Back in March, it was revealed that as a part of Eddie Lacy’s new contract with the Seattle Seahawks, he was given incentives to meet weight restrictions. A couple weeks ago, Lacy met his first weigh-in restriction of being at no more than 255 pounds in May – with two pounds to spare.
If Lacy’s weight is within the limit in all seven of his weigh-ins, he’ll receive a total of $385,000 in incentive pay. His weight limit for September, October, November and December is 245 pounds. Many believe that in 2015 or 2016 Lacy exceeded that amount by 10 to 20 pounds.
Seahawks coach Pete Carroll insists that he believes 245 pounds is an ideal weight for Lacy. Last July, I did an analysis that begged to disagree and concluded that his ideal playing weight is from 225 to 230 pounds.
After the weigh-in, it was made public that an additional incentive program might earn Lacy a much bigger bundle of money.

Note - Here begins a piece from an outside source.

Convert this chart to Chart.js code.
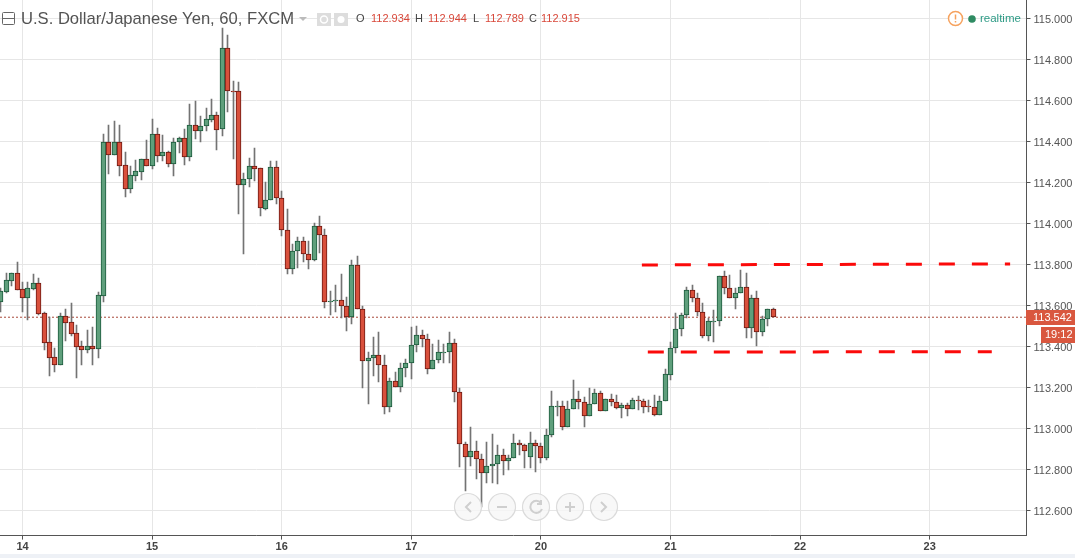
<!DOCTYPE html>
<html>
<head>
<meta charset="utf-8">
<title>USDJPY</title>
<script src="https://cdn.jsdelivr.net/npm/chart.js@4"></script>
<style>
  html, body { margin: 0; padding: 0; background: #eef1f6; overflow: hidden; }
  #wrap { position: relative; width: 1075px; height: 554px; background: #fff; }
  #wrap canvas { position: absolute; left: 0; top: 0; }
  .lbl { position: absolute; white-space: nowrap; font-family: "Liberation Sans", Arial, sans-serif; }
  #title { left: 21px; top: 9px; font-size: 16.6px; color: #535353; }
  .ohlc { top: 12px; font-size: 11px; color: #444; }
  .ohlc.val { color: #d9483a; }
  #realtime { left: 980px; top: 12px; font-size: 11.5px; color: #2e9b86; }
  svg.ov { position: absolute; left: 0; top: 0; pointer-events: none; }
</style>
</head>
<body>
<div id="wrap">
  <canvas id="myChart" width="1075" height="554"></canvas>
  <svg class="ov" width="1075" height="554">
    <!-- cabecera -->
    <rect x="2.5" y="12.5" width="12" height="12" rx="1" fill="#fff" stroke="#666"/>
    <line x1="3" y1="18.5" x2="14" y2="18.5" stroke="#666"/>
    <path d="M299 17 h8 l-4 4 z" fill="#bbb"/>
    <rect x="317" y="13" width="14" height="13" fill="#ddd"/>
    <circle cx="324" cy="19.5" r="3.5" fill="none" stroke="#fff" stroke-width="1.5"/>
    <rect x="334" y="13" width="14" height="13" fill="#ddd"/>
    <circle cx="341" cy="19.5" r="3.5" fill="#fff"/>
    <circle cx="955.5" cy="18.5" r="7" fill="#fff" stroke="#f6a25e" stroke-width="1.5"/>
    <line x1="955.5" y1="14.5" x2="955.5" y2="19.5" stroke="#f6a25e" stroke-width="1.5"/>
    <line x1="955.5" y1="21" x2="955.5" y2="22.5" stroke="#f6a25e" stroke-width="1.5"/>
    <circle cx="972" cy="19" r="3.8" fill="#2e8b62"/>
    <!-- botones de navegacion -->
    <g fill="#f6f6f6" fill-opacity="0.8" stroke="#dcdcdc" stroke-width="1.2">
      <circle cx="468" cy="507" r="13.5"/>
      <circle cx="502" cy="507" r="13.5"/>
      <circle cx="536" cy="507" r="13.5"/>
      <circle cx="570" cy="507" r="13.5"/>
      <circle cx="604" cy="507" r="13.5"/>
    </g>
    <g fill="none" stroke="#cfcfcf" stroke-width="2">
      <path d="M471 502 l-5 5 l5 5"/>
      <path d="M497 507 h10"/>
      <path d="M541 503 a6 6 0 1 0 1 6 M541 500 v4 h-4"/>
      <path d="M565 507 h10 M570 502 v10"/>
      <path d="M601 502 l5 5 l-5 5"/>
    </g>
  </svg>
  <div class="lbl" id="title">U.S. Dollar/Japanese Yen, 60, FXCM</div>
  <div class="lbl ohlc" style="left:356px">O</div><div class="lbl ohlc val" style="left:371px">112.934</div>
  <div class="lbl ohlc" style="left:415px">H</div><div class="lbl ohlc val" style="left:428px">112.944</div>
  <div class="lbl ohlc" style="left:473px">L</div><div class="lbl ohlc val" style="left:485px">112.789</div>
  <div class="lbl ohlc" style="left:529px">C</div><div class="lbl ohlc val" style="left:541px">112.915</div>
  <div class="lbl" id="realtime">realtime</div>
</div>
<script>
const ctx = document.getElementById('myChart').getContext('2d');

// Velas de 60 minutos (una por hora, el indice 0 es el inicio del dia 14)
const primerIndice = -4;
const opens = [113.617,113.666,113.720,113.756,113.678,113.637,113.681,113.707,113.561,113.419,113.346,113.310,113.546,113.517,113.463,113.400,113.383,113.400,113.388,113.647,
  114.395,114.334,114.395,114.283,114.169,114.232,114.250,114.312,114.281,114.434,114.329,114.346,114.290,114.395,114.414,114.325,114.478,114.451,114.473,114.505,114.527,114.458,
  114.853,114.644,114.644,114.185,114.214,114.278,114.268,114.071,114.112,114.273,114.122,113.966,113.778,113.863,113.912,113.851,113.822,113.985,113.941,113.617,113.619,113.624,
  113.598,113.544,113.795,113.583,113.329,113.344,113.356,113.310,113.105,113.229,113.200,113.292,113.317,113.405,113.453,113.437,113.288,113.331,113.370,113.370,113.414,
  113.175,112.922,112.858,112.888,112.849,112.780,112.814,112.824,112.868,112.839,112.853,112.927,112.917,112.858,112.931,112.912,112.853,112.970,113.107,113.107,113.005,
  113.092,113.141,113.127,113.058,113.117,113.170,113.083,113.141,113.127,113.097,113.112,113.092,113.136,113.134,113.107,113.102,113.066,113.131,113.261,113.390,113.483,
  113.551,113.673,113.634,113.569,113.449,113.522,113.522,113.741,113.683,113.634,113.658,113.688,113.488,113.634,113.468,113.531,113.580];
const highs = [113.684,113.757,113.757,113.809,113.713,113.713,113.752,113.733,113.566,113.541,113.391,113.561,113.582,113.609,113.504,113.426,113.479,113.494,113.663,114.435,
  114.479,114.499,114.478,114.348,114.279,114.307,114.313,114.406,114.509,114.465,114.430,114.352,114.416,114.422,114.460,114.582,114.596,114.523,114.561,114.606,114.541,114.951,
  114.918,114.694,114.689,114.244,114.317,114.366,114.268,114.200,114.302,114.302,114.156,114.068,113.899,113.931,113.931,113.912,114.000,114.035,113.970,113.669,113.699,113.752,
  113.639,113.819,113.839,113.595,113.370,113.445,113.469,113.356,113.245,113.273,113.317,113.338,113.494,113.497,113.478,113.458,113.409,113.429,113.409,113.469,113.434,
  113.195,112.934,113.005,112.936,112.873,112.933,112.972,112.917,112.897,112.869,112.972,112.941,112.922,112.980,112.941,112.927,112.996,113.182,113.133,113.134,113.134,
  113.234,113.182,113.154,113.195,113.190,113.180,113.141,113.166,113.161,113.123,113.122,113.146,113.157,113.143,113.138,113.162,113.157,113.289,113.419,113.561,113.562,
  113.690,113.699,113.661,113.609,113.536,113.577,113.741,113.767,113.748,113.686,113.772,113.756,113.650,113.668,113.548,113.580,113.587];
const lows = [113.569,113.661,113.694,113.676,113.567,113.528,113.674,113.552,113.382,113.255,113.274,113.310,113.426,113.450,113.245,113.309,113.367,113.309,113.343,113.616,
  114.240,114.334,114.230,114.128,114.148,114.206,114.211,114.279,114.265,114.299,114.305,114.276,114.230,114.344,114.284,114.305,114.411,114.396,114.451,114.495,114.357,114.426,
  114.544,114.315,114.045,113.851,114.178,114.208,114.037,114.066,114.112,114.095,113.939,113.752,113.752,113.783,113.812,113.777,113.817,113.856,113.588,113.552,113.569,113.536,
  113.476,113.509,113.583,113.198,113.120,113.256,113.226,113.071,113.081,113.200,113.178,113.251,113.240,113.372,113.398,113.266,113.288,113.320,113.320,113.320,113.128,
  112.812,112.695,112.817,112.754,112.617,112.734,112.734,112.729,112.773,112.798,112.853,112.869,112.808,112.808,112.788,112.829,112.847,112.956,113.058,112.991,113.005,
  113.092,113.092,113.006,113.058,113.117,113.083,113.083,113.109,113.092,113.051,113.060,113.092,113.089,113.076,113.081,113.060,113.066,113.131,113.235,113.369,113.450,
  113.538,113.617,113.549,113.440,113.427,113.422,113.499,113.655,113.634,113.582,113.658,113.440,113.440,113.401,113.451,113.500,113.542];
const closes = [113.668,113.722,113.756,113.676,113.637,113.683,113.707,113.559,113.417,113.344,113.310,113.546,113.515,113.461,113.398,113.383,113.400,113.388,113.649,114.395,
  114.334,114.395,114.281,114.169,114.234,114.253,114.312,114.281,114.434,114.329,114.346,114.290,114.395,114.414,114.325,114.478,114.451,114.473,114.507,114.527,114.456,114.853,
  114.644,114.642,114.185,114.214,114.278,114.266,114.073,114.112,114.273,114.122,113.966,113.778,113.863,113.912,113.851,113.822,113.985,113.941,113.617,113.619,113.624,113.598,
  113.544,113.795,113.583,113.329,113.344,113.356,113.310,113.105,113.229,113.200,113.292,113.317,113.405,113.453,113.437,113.288,113.331,113.370,113.372,113.414,113.175,
  112.922,112.858,112.888,112.849,112.780,112.814,112.824,112.868,112.839,112.853,112.927,112.917,112.892,112.931,112.912,112.853,112.970,113.107,113.109,113.005,113.092,
  113.141,113.127,113.058,113.117,113.170,113.083,113.141,113.127,113.097,113.112,113.092,113.136,113.134,113.105,113.102,113.066,113.131,113.263,113.390,113.483,113.551,
  113.673,113.634,113.569,113.449,113.522,113.524,113.741,113.683,113.634,113.658,113.688,113.488,113.634,113.468,113.531,113.580,113.542];

// Ejes
const diasEtiquetas = ['14', '15', '16', '17', '20', '21', '22', '23'];
const horasPorDia = 24;
const precioTicks = [112.6, 112.8, 113.0, 113.2, 113.4, 113.6, 113.8, 114.0, 114.2, 114.4, 114.6, 114.8, 115.0];

// Lineas rojas dibujadas a mano: [indice, precio]
const resistencia = [[114.7, 113.797], [182.9, 113.802]];
const soporte = [[115.8, 113.372], [179.5, 113.374]];

const ultimoPrecio = 113.542;
const cuentaAtras = '19:12';

const velas = opens.map((o, i) => ({ x: i + primerIndice, y: [o, closes[i]] }));
const mechas = lows.map((l, i) => ({ x: i + primerIndice, y: [l, highs[i]] }));
const esVerde = i => closes[i] >= opens[i];

const xMin = -4.17;
const xMax = 185.93;

// Ajustar las barras al pixel para que queden nitidas como en el original
const pixelPlugin = {
    id: 'pixelPlugin',
    beforeDatasetDraw(chart, args) {
        const meta = args.meta;
        if (meta.type !== 'bar') return;
        meta.data.forEach(el => {
            el.x = Math.floor(el.x) + 0.5;
            el.y = Math.round(el.y);
            el.base = Math.round(el.base);
            if (el.y === el.base) el.base = el.y + 1;
        });
    }
};

// Bajar un poco las etiquetas del eje de precios
const ticksPlugin = {
    id: 'ticksPlugin',
    beforeDraw(chart) {
        chart.scales.y.getLabelItems(chart.chartArea).forEach(item => {
            item.options.translation[1] += 1.5;
        });
    }
};

// Etiquetas rojas del precio actual y la cuenta atras sobre el eje
const etiquetasPlugin = {
    id: 'etiquetasPlugin',
    afterDraw(chart) {
        const c = chart.ctx;
        const yPrecio = Math.round(chart.scales.y.getPixelForValue(ultimoPrecio));
        c.save();
        c.fillStyle = '#d9573f';
        c.fillRect(1026, yPrecio - 7, 49, 15);
        c.fillRect(1041, yPrecio + 10, 34, 16);
        c.fillStyle = '#fff';
        c.font = '11px "Liberation Sans", Arial, sans-serif';
        c.textBaseline = 'middle';
        c.textAlign = 'left';
        c.fillText(ultimoPrecio.toFixed(3), 1033, yPrecio + 1);
        c.fillText(cuentaAtras, 1045, yPrecio + 18);
        c.restore();
    }
};

new Chart(ctx, {
    data: {
        datasets: [
            {
                type: 'bar',
                data: velas,
                order: 1,
                grouped: false,
                barThickness: 5,
                borderWidth: 1,
                borderSkipped: false,
                backgroundColor: velas.map((v, i) => esVerde(i) ? '#5f9f7c' : '#d9503c'),
                borderColor: velas.map((v, i) => esVerde(i) ? '#1c5a3c' : '#6e1a12')
            },
            {
                type: 'bar',
                data: mechas,
                order: 2,
                grouped: false,
                barThickness: 1,
                borderWidth: 0,
                backgroundColor: '#737373'
            },
            {
                type: 'line',
                data: resistencia.map(p => ({ x: p[0], y: p[1] })),
                order: 0,
                borderColor: '#fb0a0a',
                borderWidth: 3,
                borderDash: [16, 17],
                pointRadius: 0,
                tension: 0
            },
            {
                type: 'line',
                data: soporte.map(p => ({ x: p[0], y: p[1] })),
                order: 0,
                borderColor: '#fb0a0a',
                borderWidth: 3,
                borderDash: [16, 17],
                pointRadius: 0,
                tension: 0
            },
            {
                type: 'line',
                data: [{ x: xMin, y: ultimoPrecio }, { x: xMax, y: ultimoPrecio }],
                order: 3,
                borderColor: '#a8483a',
                borderWidth: 1,
                borderDash: [2, 2],
                pointRadius: 0
            }
        ]
    },
    options: {
        responsive: false,
        animation: false,
        layout: { padding: 0 },
        plugins: {
            legend: { display: false },
            tooltip: { enabled: false }
        },
        scales: {
            x: {
                type: 'linear',
                offset: false,
                min: xMin,
                max: xMax,
                afterBuildTicks: axis => {
                    axis.ticks = diasEtiquetas.map((d, i) => ({ value: i * horasPorDia }));
                },
                afterFit: axis => {
                    axis.height = 18.4;
                    axis.paddingLeft = 0;
                    axis.paddingRight = 0;
                },
                border: { color: '#555' },
                grid: { offset: false, color: '#e6e6e6', tickColor: '#555', tickLength: 4 },
                ticks: {
                    autoSkip: false,
                    maxRotation: 0,
                    padding: 1,
                    color: '#444',
                    font: { family: '"Liberation Sans", Arial, sans-serif', size: 11, weight: 'bold' },
                    callback: value => diasEtiquetas[value / horasPorDia]
                }
            },
            y: {
                type: 'linear',
                position: 'right',
                min: 112.477,
                max: 115.089,
                afterBuildTicks: axis => {
                    axis.ticks = precioTicks.map(v => ({ value: v }));
                },
                afterFit: axis => {
                    axis.width = 48.5;
                    axis.paddingTop = 0;
                    axis.paddingBottom = 0;
                },
                border: { color: '#555' },
                grid: { color: '#e6e6e6', tickColor: '#555', tickLength: 4 },
                ticks: {
                    padding: 3,
                    color: '#555',
                    font: { family: '"Liberation Sans", Arial, sans-serif', size: 11 },
                    callback: value => value.toFixed(3)
                }
            }
        }
    },
    plugins: [pixelPlugin, ticksPlugin, etiquetasPlugin]
});
</script>
</body>
</html>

The new list of incentives relate to how many rushing yards Lacy records during the 2017 regular season. It goes like this: 800 yards: $250,000 bonus; 900 yards: $500,000; 1,000 yards: $750,000; 1,100 yards: $1 million; and 1,200 yards: $1.3 million.
Lacy’s base contract contains a guarantee of $2.865 million. In addition, if he meets all the weigh-in bonuses, a total of $1 million in weekly roster bonuses and the $1.3 million performance bonus, Lacy will max out at $5.5 million.
Seahawks general manager John Schneider is a big believer in incentives. “Philosophically, I would tell you that any time you can incentivize somebody, I think it’s a good idea — whether it’s sacks, interceptions, play time, weight. Anything you can do like that.”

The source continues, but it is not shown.